- [Exercise instructions]: Your task is to repeat all of the data exactly while excluding the pictures.
* * *
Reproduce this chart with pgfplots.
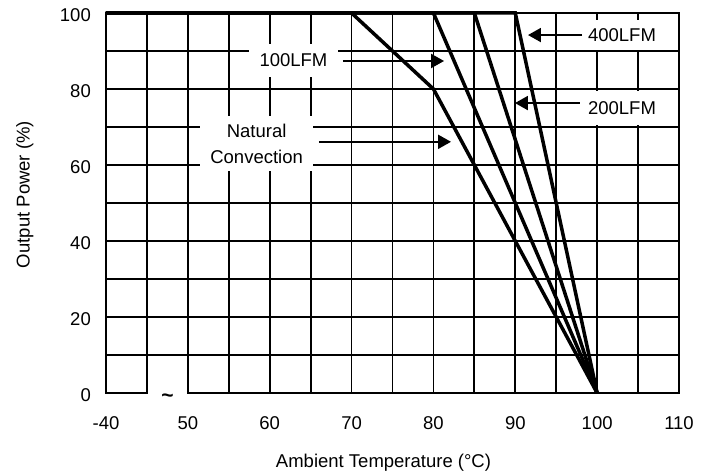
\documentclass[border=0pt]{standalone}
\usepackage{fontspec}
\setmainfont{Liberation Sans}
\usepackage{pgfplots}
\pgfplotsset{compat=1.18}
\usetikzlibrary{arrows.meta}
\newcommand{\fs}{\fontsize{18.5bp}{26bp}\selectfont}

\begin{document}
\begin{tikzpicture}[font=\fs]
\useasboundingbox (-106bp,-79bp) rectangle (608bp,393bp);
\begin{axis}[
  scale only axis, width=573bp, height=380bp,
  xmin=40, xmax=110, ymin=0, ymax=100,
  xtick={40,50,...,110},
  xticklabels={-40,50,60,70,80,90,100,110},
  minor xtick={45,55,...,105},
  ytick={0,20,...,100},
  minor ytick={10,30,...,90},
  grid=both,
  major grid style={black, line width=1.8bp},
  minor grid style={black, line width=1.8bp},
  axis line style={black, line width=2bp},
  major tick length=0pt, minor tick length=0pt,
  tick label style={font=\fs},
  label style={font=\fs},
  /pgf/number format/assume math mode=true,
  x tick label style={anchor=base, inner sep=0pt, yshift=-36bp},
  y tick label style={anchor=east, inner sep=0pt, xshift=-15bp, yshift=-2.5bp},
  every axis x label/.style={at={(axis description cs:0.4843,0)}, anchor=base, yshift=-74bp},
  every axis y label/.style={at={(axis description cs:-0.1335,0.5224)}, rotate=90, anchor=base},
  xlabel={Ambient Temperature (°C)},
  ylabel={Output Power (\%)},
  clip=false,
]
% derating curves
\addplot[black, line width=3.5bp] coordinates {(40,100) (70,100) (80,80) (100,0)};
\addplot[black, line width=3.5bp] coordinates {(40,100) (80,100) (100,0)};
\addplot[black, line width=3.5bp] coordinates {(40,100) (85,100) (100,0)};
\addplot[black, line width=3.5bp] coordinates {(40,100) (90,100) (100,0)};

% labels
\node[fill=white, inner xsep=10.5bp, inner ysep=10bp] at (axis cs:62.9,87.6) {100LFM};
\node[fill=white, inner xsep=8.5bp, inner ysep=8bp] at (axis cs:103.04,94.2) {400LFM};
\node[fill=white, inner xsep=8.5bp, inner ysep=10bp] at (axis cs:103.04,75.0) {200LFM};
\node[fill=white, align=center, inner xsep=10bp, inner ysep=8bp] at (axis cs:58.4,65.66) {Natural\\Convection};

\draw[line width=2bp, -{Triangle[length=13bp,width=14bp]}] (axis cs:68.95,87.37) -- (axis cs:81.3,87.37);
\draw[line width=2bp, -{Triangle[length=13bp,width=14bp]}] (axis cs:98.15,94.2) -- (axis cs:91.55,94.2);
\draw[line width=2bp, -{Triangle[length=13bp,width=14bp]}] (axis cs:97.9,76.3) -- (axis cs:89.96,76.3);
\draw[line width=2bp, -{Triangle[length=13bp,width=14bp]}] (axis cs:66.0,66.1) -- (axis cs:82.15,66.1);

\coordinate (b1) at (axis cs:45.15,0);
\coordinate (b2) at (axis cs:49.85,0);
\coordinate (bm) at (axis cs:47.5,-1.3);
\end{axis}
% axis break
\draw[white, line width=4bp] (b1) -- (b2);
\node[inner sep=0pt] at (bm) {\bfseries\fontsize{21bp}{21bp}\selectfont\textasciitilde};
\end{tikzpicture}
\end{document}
* * *
- [Exercise answer]:
Reproduce this chart with pgfplots.
\documentclass[border=0pt]{standalone}
\usepackage{fontspec}
\setmainfont{Liberation Sans}
\usepackage{pgfplots}
\pgfplotsset{compat=1.18}
\usetikzlibrary{arrows.meta}
\newcommand{\fs}{\fontsize{18.5bp}{26bp}\selectfont}

\begin{document}
\begin{tikzpicture}[font=\fs]
\useasboundingbox (-106bp,-79bp) rectangle (608bp,393bp);
\begin{axis}[
  scale only axis, width=573bp, height=380bp,
  xmin=40, xmax=110, ymin=0, ymax=100,
  xtick={40,50,...,110},
  xticklabels={-40,50,60,70,80,90,100,110},
  minor xtick={45,55,...,105},
  ytick={0,20,...,100},
  minor ytick={10,30,...,90},
  grid=both,
  major grid style={black, line width=1.8bp},
  minor grid style={black, line width=1.8bp},
  axis line style={black, line width=2bp},
  major tick length=0pt, minor tick length=0pt,
  tick label style={font=\fs},
  label style={font=\fs},
  /pgf/number format/assume math mode=true,
  x tick label style={anchor=base, inner sep=0pt, yshift=-36bp},
  y tick label style={anchor=east, inner sep=0pt, xshift=-15bp, yshift=-2.5bp},
  every axis x label/.style={at={(axis description cs:0.4843,0)}, anchor=base, yshift=-74bp},
  every axis y label/.style={at={(axis description cs:-0.1335,0.5224)}, rotate=90, anchor=base},
  xlabel={Ambient Temperature (°C)},
  ylabel={Output Power (\%)},
  clip=false,
]
% derating curves
\addplot[black, line width=3.5bp] coordinates {(40,100) (70,100) (80,80) (100,0)};
\addplot[black, line width=3.5bp] coordinates {(40,100) (80,100) (100,0)};
\addplot[black, line width=3.5bp] coordinates {(40,100) (85,100) (100,0)};
\addplot[black, line width=3.5bp] coordinates {(40,100) (90,100) (100,0)};

% labels
\node[fill=white, inner xsep=10.5bp, inner ysep=10bp] at (axis cs:62.9,87.6) {100LFM};
\node[fill=white, inner xsep=8.5bp, inner ysep=8bp] at (axis cs:103.04,94.2) {400LFM};
\node[fill=white, inner xsep=8.5bp, inner ysep=10bp] at (axis cs:103.04,75.0) {200LFM};
\node[fill=white, align=center, inner xsep=10bp, inner ysep=8bp] at (axis cs:58.4,65.66) {Natural\\Convection};

\draw[line width=2bp, -{Triangle[length=13bp,width=14bp]}] (axis cs:68.95,87.37) -- (axis cs:81.3,87.37);
\draw[line width=2bp, -{Triangle[length=13bp,width=14bp]}] (axis cs:98.15,94.2) -- (axis cs:91.55,94.2);
\draw[line width=2bp, -{Triangle[length=13bp,width=14bp]}] (axis cs:97.9,76.3) -- (axis cs:89.96,76.3);
\draw[line width=2bp, -{Triangle[length=13bp,width=14bp]}] (axis cs:66.0,66.1) -- (axis cs:82.15,66.1);

\coordinate (b1) at (axis cs:45.15,0);
\coordinate (b2) at (axis cs:49.85,0);
\coordinate (bm) at (axis cs:47.5,-1.3);
\end{axis}
% axis break
\draw[white, line width=4bp] (b1) -- (b2);
\node[inner sep=0pt] at (bm) {\bfseries\fontsize{21bp}{21bp}\selectfont\textasciitilde};
\end{tikzpicture}
\end{document}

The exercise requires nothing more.